== Raw data ==
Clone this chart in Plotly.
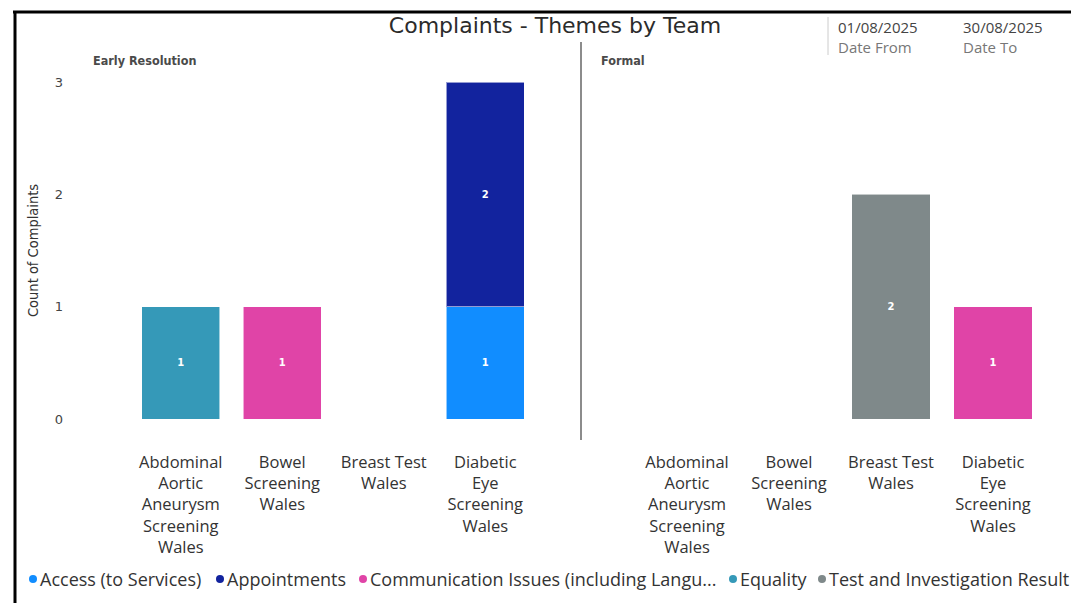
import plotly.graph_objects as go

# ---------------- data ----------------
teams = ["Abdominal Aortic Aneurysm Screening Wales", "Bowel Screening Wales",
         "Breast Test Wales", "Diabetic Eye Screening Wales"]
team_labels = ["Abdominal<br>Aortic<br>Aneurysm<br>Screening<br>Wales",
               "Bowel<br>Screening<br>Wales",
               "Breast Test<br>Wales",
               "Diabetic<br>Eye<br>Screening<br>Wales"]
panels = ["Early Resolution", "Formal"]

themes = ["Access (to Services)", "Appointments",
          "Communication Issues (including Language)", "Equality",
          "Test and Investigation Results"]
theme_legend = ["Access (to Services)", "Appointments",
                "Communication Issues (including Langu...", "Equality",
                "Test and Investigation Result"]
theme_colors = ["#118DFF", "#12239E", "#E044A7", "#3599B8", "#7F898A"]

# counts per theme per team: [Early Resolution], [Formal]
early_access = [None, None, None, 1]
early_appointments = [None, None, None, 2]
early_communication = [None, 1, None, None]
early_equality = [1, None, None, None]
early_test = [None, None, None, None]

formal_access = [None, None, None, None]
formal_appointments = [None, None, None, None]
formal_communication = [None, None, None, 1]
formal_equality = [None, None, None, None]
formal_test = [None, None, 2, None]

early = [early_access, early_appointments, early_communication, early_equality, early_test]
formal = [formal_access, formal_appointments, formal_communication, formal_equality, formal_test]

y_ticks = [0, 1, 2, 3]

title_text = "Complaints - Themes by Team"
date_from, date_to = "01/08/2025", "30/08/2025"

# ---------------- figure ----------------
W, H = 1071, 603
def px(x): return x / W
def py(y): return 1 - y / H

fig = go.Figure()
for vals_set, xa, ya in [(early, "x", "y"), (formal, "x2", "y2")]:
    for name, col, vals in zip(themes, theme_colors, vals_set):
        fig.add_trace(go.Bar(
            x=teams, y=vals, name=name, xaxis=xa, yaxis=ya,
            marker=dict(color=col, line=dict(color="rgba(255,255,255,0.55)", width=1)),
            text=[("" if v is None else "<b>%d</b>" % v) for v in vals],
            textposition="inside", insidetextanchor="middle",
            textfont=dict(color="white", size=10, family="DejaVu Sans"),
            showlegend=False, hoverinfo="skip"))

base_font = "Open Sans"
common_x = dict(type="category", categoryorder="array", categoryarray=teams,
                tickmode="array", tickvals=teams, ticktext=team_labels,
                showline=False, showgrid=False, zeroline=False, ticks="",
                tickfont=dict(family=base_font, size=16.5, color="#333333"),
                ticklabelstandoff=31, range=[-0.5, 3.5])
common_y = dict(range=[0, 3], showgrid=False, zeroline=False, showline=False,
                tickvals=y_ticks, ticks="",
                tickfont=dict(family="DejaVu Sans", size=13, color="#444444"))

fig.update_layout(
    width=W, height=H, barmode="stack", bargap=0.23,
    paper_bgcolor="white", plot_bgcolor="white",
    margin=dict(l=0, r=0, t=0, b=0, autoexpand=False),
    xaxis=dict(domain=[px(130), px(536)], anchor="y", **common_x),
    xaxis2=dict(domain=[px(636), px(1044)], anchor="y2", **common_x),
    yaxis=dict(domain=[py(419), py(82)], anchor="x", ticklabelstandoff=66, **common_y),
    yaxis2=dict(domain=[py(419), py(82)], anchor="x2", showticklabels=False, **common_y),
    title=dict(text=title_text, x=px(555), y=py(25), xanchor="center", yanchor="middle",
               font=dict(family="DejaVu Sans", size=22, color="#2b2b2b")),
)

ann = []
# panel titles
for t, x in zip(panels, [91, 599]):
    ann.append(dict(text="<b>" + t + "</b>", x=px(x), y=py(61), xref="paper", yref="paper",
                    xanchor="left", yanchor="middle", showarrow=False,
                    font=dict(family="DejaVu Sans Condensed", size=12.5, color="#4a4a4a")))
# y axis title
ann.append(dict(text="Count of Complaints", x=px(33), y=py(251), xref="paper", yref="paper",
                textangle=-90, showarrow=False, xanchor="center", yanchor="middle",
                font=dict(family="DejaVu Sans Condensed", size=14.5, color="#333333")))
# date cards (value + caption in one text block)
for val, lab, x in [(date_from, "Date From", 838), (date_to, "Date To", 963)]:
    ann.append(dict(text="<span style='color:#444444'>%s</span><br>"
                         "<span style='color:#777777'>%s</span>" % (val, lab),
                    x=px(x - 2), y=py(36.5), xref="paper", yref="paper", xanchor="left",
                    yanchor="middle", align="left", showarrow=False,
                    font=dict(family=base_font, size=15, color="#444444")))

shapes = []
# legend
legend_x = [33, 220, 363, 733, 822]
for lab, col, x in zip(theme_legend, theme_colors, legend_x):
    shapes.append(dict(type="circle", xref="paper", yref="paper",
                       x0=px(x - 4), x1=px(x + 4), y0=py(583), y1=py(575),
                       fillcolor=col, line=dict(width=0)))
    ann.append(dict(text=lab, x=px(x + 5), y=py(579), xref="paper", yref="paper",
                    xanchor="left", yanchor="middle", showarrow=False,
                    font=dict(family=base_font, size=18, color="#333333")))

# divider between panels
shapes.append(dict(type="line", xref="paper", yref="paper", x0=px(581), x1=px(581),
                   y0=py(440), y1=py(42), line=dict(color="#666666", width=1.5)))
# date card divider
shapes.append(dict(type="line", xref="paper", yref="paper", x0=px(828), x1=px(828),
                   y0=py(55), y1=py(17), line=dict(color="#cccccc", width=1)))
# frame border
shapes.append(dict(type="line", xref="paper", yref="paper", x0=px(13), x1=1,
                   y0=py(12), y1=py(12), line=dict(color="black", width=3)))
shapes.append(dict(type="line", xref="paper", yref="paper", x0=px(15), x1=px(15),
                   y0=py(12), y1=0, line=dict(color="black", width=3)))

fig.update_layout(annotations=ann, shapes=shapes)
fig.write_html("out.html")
===
* [Directive]: Return only the lines running from the top of the data to the line that holds "import plotly.graph_objects as go". Include both of those lines, but skip the pictures.

* [Task result]:
Clone this chart in Plotly.
import plotly.graph_objects as go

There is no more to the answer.